═════ SOURCE DATA

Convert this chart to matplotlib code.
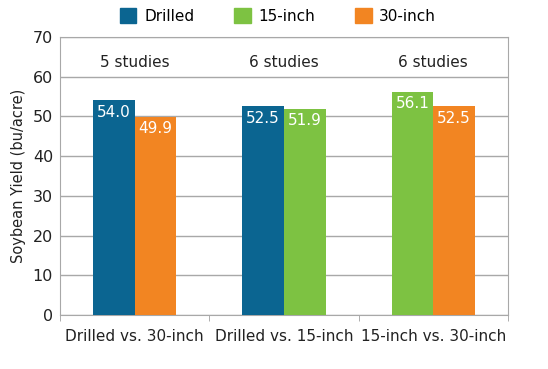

══════════
═════ SOURCE DATA

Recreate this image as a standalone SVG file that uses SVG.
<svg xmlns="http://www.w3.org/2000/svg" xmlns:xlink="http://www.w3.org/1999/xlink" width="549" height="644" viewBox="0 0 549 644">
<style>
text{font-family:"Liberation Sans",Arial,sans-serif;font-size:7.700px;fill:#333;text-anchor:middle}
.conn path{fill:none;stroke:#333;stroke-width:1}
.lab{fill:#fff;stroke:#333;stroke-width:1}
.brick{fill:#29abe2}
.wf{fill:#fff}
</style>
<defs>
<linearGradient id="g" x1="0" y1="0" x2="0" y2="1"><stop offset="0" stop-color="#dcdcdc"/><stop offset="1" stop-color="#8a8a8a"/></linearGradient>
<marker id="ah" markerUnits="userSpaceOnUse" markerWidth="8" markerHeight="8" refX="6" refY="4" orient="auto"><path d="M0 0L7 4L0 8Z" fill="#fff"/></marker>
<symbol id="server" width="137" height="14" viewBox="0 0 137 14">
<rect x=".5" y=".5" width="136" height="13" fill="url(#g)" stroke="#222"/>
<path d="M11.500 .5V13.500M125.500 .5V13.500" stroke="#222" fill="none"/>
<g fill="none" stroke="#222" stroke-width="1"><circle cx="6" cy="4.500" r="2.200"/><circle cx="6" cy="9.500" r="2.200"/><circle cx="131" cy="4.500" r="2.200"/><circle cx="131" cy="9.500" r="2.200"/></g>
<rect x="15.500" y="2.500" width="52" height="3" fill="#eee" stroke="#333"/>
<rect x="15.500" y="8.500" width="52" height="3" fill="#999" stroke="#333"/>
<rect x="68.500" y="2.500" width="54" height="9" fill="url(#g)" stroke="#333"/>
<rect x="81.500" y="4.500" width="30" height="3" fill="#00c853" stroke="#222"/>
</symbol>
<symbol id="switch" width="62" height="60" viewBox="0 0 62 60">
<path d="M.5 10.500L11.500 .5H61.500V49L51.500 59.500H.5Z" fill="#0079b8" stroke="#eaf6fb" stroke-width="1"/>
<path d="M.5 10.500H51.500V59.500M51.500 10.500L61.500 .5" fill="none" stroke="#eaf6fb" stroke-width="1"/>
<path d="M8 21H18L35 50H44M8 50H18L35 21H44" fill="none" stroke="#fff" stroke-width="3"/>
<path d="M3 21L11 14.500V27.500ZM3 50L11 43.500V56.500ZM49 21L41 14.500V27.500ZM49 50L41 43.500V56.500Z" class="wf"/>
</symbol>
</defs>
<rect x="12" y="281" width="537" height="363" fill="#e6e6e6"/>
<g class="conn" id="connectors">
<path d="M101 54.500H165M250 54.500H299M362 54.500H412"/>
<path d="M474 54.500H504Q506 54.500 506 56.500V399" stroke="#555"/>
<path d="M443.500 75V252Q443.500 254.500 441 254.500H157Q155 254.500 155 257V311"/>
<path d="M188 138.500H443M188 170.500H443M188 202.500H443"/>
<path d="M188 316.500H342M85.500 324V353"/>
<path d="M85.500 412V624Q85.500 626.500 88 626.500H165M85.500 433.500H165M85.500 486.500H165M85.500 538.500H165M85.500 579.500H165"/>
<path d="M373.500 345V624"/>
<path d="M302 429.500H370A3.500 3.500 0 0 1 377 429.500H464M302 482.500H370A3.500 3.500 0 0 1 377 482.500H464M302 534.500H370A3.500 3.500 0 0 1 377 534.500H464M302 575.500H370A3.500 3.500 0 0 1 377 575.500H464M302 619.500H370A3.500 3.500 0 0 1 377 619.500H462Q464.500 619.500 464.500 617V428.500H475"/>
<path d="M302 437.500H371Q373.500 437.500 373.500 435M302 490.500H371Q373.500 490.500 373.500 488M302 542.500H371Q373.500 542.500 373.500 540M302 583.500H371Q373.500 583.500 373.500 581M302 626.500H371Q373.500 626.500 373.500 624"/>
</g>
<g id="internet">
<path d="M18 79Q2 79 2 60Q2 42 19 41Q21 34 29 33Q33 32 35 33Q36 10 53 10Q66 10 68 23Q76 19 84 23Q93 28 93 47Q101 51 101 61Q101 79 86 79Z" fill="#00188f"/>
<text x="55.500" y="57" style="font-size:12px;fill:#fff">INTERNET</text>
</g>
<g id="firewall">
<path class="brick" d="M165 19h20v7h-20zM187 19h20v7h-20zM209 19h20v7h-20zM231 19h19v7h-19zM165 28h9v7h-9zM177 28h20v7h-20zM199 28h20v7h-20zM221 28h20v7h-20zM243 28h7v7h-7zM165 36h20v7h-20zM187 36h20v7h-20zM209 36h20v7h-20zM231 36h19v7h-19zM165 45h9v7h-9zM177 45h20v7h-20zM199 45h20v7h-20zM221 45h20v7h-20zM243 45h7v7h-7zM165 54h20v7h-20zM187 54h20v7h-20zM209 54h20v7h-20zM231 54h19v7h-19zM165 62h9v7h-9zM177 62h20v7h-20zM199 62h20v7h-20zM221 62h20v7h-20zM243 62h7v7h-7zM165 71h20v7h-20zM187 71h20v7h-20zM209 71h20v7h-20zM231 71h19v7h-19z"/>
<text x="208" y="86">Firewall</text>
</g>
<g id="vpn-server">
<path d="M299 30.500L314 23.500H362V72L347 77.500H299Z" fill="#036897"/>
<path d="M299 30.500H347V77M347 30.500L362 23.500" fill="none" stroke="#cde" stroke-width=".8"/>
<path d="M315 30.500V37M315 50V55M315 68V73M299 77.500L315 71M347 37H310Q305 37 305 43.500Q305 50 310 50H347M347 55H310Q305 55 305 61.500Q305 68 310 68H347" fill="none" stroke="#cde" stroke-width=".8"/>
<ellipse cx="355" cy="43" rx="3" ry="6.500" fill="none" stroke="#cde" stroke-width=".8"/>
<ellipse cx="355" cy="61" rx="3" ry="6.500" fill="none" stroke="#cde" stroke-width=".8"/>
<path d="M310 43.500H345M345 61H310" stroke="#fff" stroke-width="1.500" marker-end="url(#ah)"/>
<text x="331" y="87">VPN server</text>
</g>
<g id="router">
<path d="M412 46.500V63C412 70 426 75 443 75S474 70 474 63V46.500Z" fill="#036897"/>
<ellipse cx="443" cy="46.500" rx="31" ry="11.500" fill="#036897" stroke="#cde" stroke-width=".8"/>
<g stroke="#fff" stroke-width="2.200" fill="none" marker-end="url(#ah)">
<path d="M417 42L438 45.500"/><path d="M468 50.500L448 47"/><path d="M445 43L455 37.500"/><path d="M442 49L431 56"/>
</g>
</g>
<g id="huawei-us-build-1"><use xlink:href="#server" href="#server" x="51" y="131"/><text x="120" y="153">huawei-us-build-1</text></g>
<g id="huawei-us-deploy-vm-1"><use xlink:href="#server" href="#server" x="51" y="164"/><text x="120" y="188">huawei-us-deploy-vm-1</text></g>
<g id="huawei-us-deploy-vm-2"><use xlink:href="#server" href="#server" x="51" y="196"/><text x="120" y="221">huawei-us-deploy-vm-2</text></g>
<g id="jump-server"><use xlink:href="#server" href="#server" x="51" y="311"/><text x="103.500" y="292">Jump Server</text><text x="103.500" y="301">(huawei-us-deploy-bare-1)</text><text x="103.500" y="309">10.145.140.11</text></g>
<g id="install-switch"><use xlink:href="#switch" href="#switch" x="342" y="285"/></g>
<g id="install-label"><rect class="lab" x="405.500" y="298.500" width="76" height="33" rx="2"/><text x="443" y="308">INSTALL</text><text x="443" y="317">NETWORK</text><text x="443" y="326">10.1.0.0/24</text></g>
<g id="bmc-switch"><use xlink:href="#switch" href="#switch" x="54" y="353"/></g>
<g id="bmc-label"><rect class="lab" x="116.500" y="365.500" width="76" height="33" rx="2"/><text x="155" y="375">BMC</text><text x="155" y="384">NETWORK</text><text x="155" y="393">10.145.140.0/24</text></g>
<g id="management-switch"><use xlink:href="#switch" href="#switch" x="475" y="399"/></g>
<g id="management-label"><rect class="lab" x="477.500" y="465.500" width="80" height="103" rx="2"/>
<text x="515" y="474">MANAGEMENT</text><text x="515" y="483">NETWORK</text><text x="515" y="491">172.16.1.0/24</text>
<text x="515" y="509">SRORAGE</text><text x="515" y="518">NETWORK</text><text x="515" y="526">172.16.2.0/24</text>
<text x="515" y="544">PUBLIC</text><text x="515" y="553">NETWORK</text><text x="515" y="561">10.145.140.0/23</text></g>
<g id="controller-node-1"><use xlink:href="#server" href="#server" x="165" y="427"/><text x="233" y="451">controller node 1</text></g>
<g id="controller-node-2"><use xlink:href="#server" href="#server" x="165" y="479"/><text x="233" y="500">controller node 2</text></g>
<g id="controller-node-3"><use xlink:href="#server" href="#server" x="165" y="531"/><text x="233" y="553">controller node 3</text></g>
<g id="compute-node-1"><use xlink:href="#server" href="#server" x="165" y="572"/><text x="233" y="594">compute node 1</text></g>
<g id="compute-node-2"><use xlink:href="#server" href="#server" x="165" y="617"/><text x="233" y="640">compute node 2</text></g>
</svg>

══════════

REQUIRED TASK →
Find the lines above holding the word "this" and show them.

TASK RESPONSE →
Convert this chart to matplotlib code.
Recreate this image as a standalone SVG file that uses SVG.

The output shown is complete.